The final section makes the rebellion ceremonial. I swear announces a ritual seriousness: he will surrender all claims to the ranks of the decent. He rejects not only social judgment but his own internal tribunal: he lets go pride of learning and even judgment of right and of wrong. That is the poem’s most dangerous line of force—liberation risks becoming moral emptiness.

Yet the poem complicates that danger with grief. He will shatter memory's vessel, scattering the last drop of tears. This suggests that what he calls “prudence” is also a container for sorrow, maybe old disappointments carefully preserved. The berry-red wine is not simply indulgence; it’s a replacement fluid: With the foam he will bathe and brighten his laughter. Laughter becomes an act of cleansing, almost cosmetic, as if joy must be physically re-painted over a long seriousness.

The poem’s hardest question: is worthlessness a kind of honesty?

When the speaker calls himself worthless and tears the badge of the civil and staid, is he escaping hypocrisy—or escaping responsibility? The poem wants the reader to feel the seduction of that escape, but it also leaves a scrape of unease. If he abandons judgment altogether, what will guide him besides the storm?
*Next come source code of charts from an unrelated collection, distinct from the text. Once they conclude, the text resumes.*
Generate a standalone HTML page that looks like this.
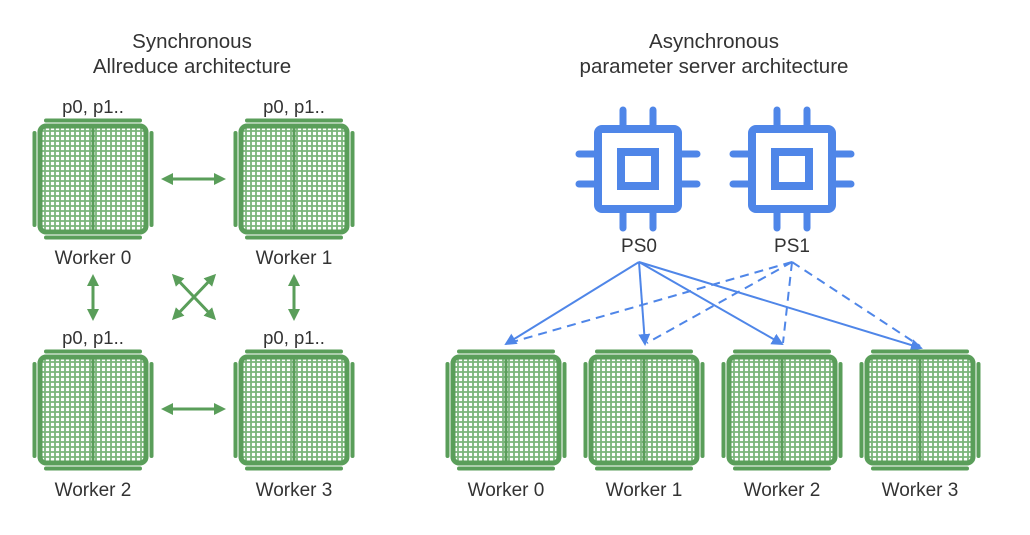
<!DOCTYPE html>
<html><head><meta charset="utf-8"><style>
body{margin:0;background:#fff;}
svg text{font-family:"Liberation Sans",sans-serif;fill:#333;}
</style></head><body>
<svg width="1030" height="530" viewBox="0 0 1030 530" xmlns="http://www.w3.org/2000/svg">
<defs>
<g id="w">
<rect x="-53" y="-53" width="106" height="106" rx="6" fill="#fff"/>
<path stroke="#7ab57a" stroke-width="1.8" fill="none" d="M-48 -53V53M-43 -53V53M-38 -53V53M-33 -53V53M-28 -53V53M-23 -53V53M-18 -53V53M-13 -53V53M-8 -53V53M-3 -53V53M3 -53V53M8 -53V53M13 -53V53M18 -53V53M23 -53V53M28 -53V53M33 -53V53M38 -53V53M43 -53V53M48 -53V53M-53 -48H53M-53 -43H53M-53 -38H53M-53 -33H53M-53 -28H53M-53 -23H53M-53 -18H53M-53 -13H53M-53 -8H53M-53 -3H53M-53 2H53M-53 7H53M-53 12H53M-53 17H53M-53 22H53M-53 27H53M-53 32H53M-53 37H53M-53 42H53M-53 47H53"/>
<rect x="-53" y="-53" width="106" height="106" rx="6" fill="none" stroke="#5a9e5a" stroke-width="5"/>
<line x1="0" y1="-52" x2="0" y2="52" stroke="#5a9e5a" stroke-width="3"/>
<line x1="-47" y1="-58.5" x2="47" y2="-58.5" stroke="#5a9e5a" stroke-width="4" stroke-linecap="round"/>
<line x1="-47" y1="58.5" x2="47" y2="58.5" stroke="#5a9e5a" stroke-width="4" stroke-linecap="round"/>
<line x1="-58.5" y1="-46" x2="-58.5" y2="46" stroke="#5a9e5a" stroke-width="4" stroke-linecap="round"/>
<line x1="58.5" y1="-46" x2="58.5" y2="46" stroke="#5a9e5a" stroke-width="4" stroke-linecap="round"/>
</g>
<g id="chip" fill="none" stroke="#4f86e8" stroke-linecap="round">
<rect x="-40" y="-40" width="80" height="80" rx="4" stroke-width="8"/>
<rect x="-17" y="-17" width="34" height="34" stroke-width="8"/>
<path d="M-15 -44V-59M15 -44V-59M-15 44V59M15 44V59M-44 -15H-59M-44 15H-59M44 -15H59M44 15H59" stroke-width="7"/>
</g>
<marker id="ga" markerWidth="12" markerHeight="12" refX="9" refY="6" orient="auto-start-reverse" markerUnits="userSpaceOnUse" viewBox="0 0 12 12"><path d="M0 0L12 6L0 12z" fill="#5a9e5a"/></marker>
<marker id="ba" markerWidth="12" markerHeight="12" refX="10" refY="6" orient="auto" markerUnits="userSpaceOnUse" viewBox="0 0 12 12"><path d="M0 0L12 6L0 12z" fill="#4f86e8"/></marker>
</defs>

<text x="192" y="48" font-size="20.5" text-anchor="middle">Synchronous</text>
<text x="192" y="73" font-size="20.5" text-anchor="middle">Allreduce architecture</text>
<text x="714" y="48" font-size="20.5" text-anchor="middle">Asynchronous</text>
<text x="714" y="73" font-size="20.5" text-anchor="middle">parameter server architecture</text>

<use href="#w" x="93" y="179"/>
<use href="#w" x="294" y="179"/>
<use href="#w" x="93" y="410"/>
<use href="#w" x="294" y="410"/>
<text x="93" y="113" font-size="18.5" text-anchor="middle">p0, p1..</text>
<text x="294" y="113" font-size="18.5" text-anchor="middle">p0, p1..</text>
<text x="93" y="344" font-size="18.5" text-anchor="middle">p0, p1..</text>
<text x="294" y="344" font-size="18.5" text-anchor="middle">p0, p1..</text>
<text x="93" y="264" font-size="19" text-anchor="middle">Worker 0</text>
<text x="294" y="264" font-size="19" text-anchor="middle">Worker 1</text>
<text x="93" y="496" font-size="19" text-anchor="middle">Worker 2</text>
<text x="294" y="496" font-size="19" text-anchor="middle">Worker 3</text>

<g stroke="#5a9e5a" stroke-width="3" fill="none">
<line x1="164" y1="179" x2="223" y2="179" marker-start="url(#ga)" marker-end="url(#ga)"/>
<line x1="164" y1="409" x2="223" y2="409" marker-start="url(#ga)" marker-end="url(#ga)"/>
<line x1="93" y1="277" x2="93" y2="318" marker-start="url(#ga)" marker-end="url(#ga)"/>
<line x1="294" y1="277" x2="294" y2="318" marker-start="url(#ga)" marker-end="url(#ga)"/>
<line x1="174" y1="276" x2="214" y2="318" marker-start="url(#ga)" marker-end="url(#ga)"/>
<line x1="214" y1="276" x2="174" y2="318" marker-start="url(#ga)" marker-end="url(#ga)"/>
</g>

<use href="#chip" x="638" y="169"/>
<use href="#chip" x="792" y="169"/>
<text x="639" y="252" font-size="19" text-anchor="middle">PS0</text>
<text x="792" y="252" font-size="19" text-anchor="middle">PS1</text>

<g stroke="#4f86e8" stroke-width="2" fill="none">
<line x1="639" y1="262" x2="506" y2="344" marker-end="url(#ba)"/>
<line x1="639" y1="262" x2="645" y2="344" marker-end="url(#ba)"/>
<line x1="639" y1="262" x2="782" y2="344" marker-end="url(#ba)"/>
<line x1="639" y1="262" x2="921" y2="348" marker-end="url(#ba)"/>
<g stroke-dasharray="9,6">
<line x1="792" y1="262" x2="509" y2="343"/>
<line x1="792" y1="262" x2="647" y2="343"/>
<line x1="792" y1="262" x2="783" y2="343"/>
<line x1="792" y1="262" x2="920" y2="346"/>
</g>
</g>

<use href="#w" x="506" y="410"/>
<use href="#w" x="644" y="410"/>
<use href="#w" x="782" y="410"/>
<use href="#w" x="920" y="410"/>
<text x="506" y="496" font-size="19" text-anchor="middle">Worker 0</text>
<text x="644" y="496" font-size="19" text-anchor="middle">Worker 1</text>
<text x="782" y="496" font-size="19" text-anchor="middle">Worker 2</text>
<text x="920" y="496" font-size="19" text-anchor="middle">Worker 3</text>
</svg>
</body></html>
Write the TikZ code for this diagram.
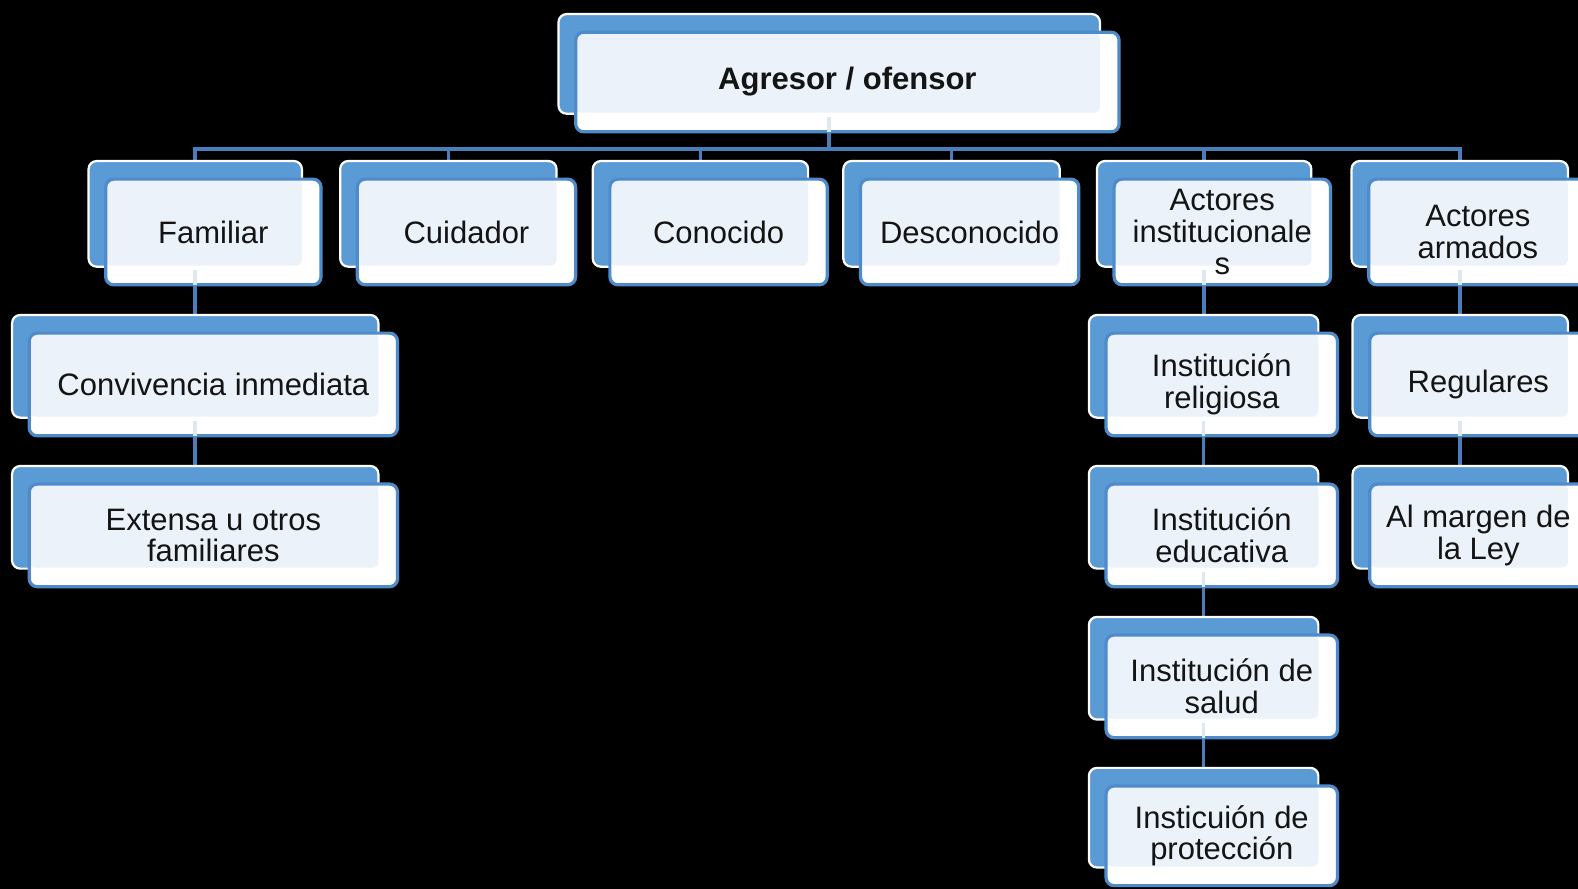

Where the refrain finally lands

By repeating to be drunken and go to the dogs as height of wisdom, then end of all works, then holy vow, the poem transforms self-ruin into a kind of anti-sainthood. The speaker’s deepest grievance is not that life has been hard, but that it has been domesticated—reduced to scraps, ranks, and badges. In that sense, “drunkenness” becomes a symbolic method: a chosen unfastening, meant to return him to a wilder truth than the one his wise neighbors live by.